• **DESCRIPTION OF THE TASK**
The data below must be copied in full and without any change.
● ● ● ●
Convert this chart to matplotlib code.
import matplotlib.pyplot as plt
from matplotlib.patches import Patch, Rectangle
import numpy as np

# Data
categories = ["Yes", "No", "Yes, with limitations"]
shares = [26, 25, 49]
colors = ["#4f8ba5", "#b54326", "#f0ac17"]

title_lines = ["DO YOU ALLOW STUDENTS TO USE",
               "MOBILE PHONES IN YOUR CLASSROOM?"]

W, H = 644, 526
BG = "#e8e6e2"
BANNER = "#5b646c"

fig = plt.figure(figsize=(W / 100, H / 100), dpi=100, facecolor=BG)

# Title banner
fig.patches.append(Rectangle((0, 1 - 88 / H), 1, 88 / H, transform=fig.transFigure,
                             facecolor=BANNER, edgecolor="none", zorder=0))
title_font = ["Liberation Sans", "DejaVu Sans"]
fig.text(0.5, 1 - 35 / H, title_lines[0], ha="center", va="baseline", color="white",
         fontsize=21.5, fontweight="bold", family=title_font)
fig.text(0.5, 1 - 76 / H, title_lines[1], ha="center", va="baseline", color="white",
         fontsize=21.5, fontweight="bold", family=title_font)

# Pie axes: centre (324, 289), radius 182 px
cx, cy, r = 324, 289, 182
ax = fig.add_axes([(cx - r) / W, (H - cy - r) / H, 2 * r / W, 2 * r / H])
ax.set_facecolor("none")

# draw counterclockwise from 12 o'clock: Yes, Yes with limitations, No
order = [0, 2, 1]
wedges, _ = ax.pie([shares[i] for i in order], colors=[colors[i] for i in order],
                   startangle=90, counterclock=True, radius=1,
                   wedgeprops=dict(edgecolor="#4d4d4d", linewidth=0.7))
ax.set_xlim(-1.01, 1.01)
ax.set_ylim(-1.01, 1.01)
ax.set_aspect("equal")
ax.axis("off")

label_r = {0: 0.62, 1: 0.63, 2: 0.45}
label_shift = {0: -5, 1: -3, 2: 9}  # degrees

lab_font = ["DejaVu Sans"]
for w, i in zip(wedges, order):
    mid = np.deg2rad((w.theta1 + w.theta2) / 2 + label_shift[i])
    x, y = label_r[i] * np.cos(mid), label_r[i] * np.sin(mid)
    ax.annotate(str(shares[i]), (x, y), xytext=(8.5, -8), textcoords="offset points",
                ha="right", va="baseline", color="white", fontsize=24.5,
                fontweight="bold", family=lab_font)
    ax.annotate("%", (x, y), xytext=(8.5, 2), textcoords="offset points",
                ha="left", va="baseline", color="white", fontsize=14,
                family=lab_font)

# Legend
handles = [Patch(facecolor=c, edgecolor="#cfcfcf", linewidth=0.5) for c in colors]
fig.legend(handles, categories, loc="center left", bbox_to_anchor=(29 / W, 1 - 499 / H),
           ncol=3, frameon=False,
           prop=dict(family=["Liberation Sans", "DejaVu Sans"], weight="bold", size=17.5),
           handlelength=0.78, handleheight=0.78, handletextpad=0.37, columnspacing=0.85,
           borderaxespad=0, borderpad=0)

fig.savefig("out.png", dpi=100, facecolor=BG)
● ● ● ●
• **TASK ANSWER**
Convert this chart to matplotlib code.
import matplotlib.pyplot as plt
from matplotlib.patches import Patch, Rectangle
import numpy as np

# Data
categories = ["Yes", "No", "Yes, with limitations"]
shares = [26, 25, 49]
colors = ["#4f8ba5", "#b54326", "#f0ac17"]

title_lines = ["DO YOU ALLOW STUDENTS TO USE",
               "MOBILE PHONES IN YOUR CLASSROOM?"]

W, H = 644, 526
BG = "#e8e6e2"
BANNER = "#5b646c"

fig = plt.figure(figsize=(W / 100, H / 100), dpi=100, facecolor=BG)

# Title banner
fig.patches.append(Rectangle((0, 1 - 88 / H), 1, 88 / H, transform=fig.transFigure,
                             facecolor=BANNER, edgecolor="none", zorder=0))
title_font = ["Liberation Sans", "DejaVu Sans"]
fig.text(0.5, 1 - 35 / H, title_lines[0], ha="center", va="baseline", color="white",
         fontsize=21.5, fontweight="bold", family=title_font)
fig.text(0.5, 1 - 76 / H, title_lines[1], ha="center", va="baseline", color="white",
         fontsize=21.5, fontweight="bold", family=title_font)

# Pie axes: centre (324, 289), radius 182 px
cx, cy, r = 324, 289, 182
ax = fig.add_axes([(cx - r) / W, (H - cy - r) / H, 2 * r / W, 2 * r / H])
ax.set_facecolor("none")

# draw counterclockwise from 12 o'clock: Yes, Yes with limitations, No
order = [0, 2, 1]
wedges, _ = ax.pie([shares[i] for i in order], colors=[colors[i] for i in order],
                   startangle=90, counterclock=True, radius=1,
                   wedgeprops=dict(edgecolor="#4d4d4d", linewidth=0.7))
ax.set_xlim(-1.01, 1.01)
ax.set_ylim(-1.01, 1.01)
ax.set_aspect("equal")
ax.axis("off")

label_r = {0: 0.62, 1: 0.63, 2: 0.45}
label_shift = {0: -5, 1: -3, 2: 9}  # degrees

lab_font = ["DejaVu Sans"]
for w, i in zip(wedges, order):
    mid = np.deg2rad((w.theta1 + w.theta2) / 2 + label_shift[i])
    x, y = label_r[i] * np.cos(mid), label_r[i] * np.sin(mid)
    ax.annotate(str(shares[i]), (x, y), xytext=(8.5, -8), textcoords="offset points",
                ha="right", va="baseline", color="white", fontsize=24.5,
                fontweight="bold", family=lab_font)
    ax.annotate("%", (x, y), xytext=(8.5, 2), textcoords="offset points",
                ha="left", va="baseline", color="white", fontsize=14,
                family=lab_font)

# Legend
handles = [Patch(facecolor=c, edgecolor="#cfcfcf", linewidth=0.5) for c in colors]
fig.legend(handles, categories, loc="center left", bbox_to_anchor=(29 / W, 1 - 499 / H),
           ncol=3, frameon=False,
           prop=dict(family=["Liberation Sans", "DejaVu Sans"], weight="bold", size=17.5),
           handlelength=0.78, handleheight=0.78, handletextpad=0.37, columnspacing=0.85,
           borderaxespad=0, borderpad=0)

fig.savefig("out.png", dpi=100, facecolor=BG)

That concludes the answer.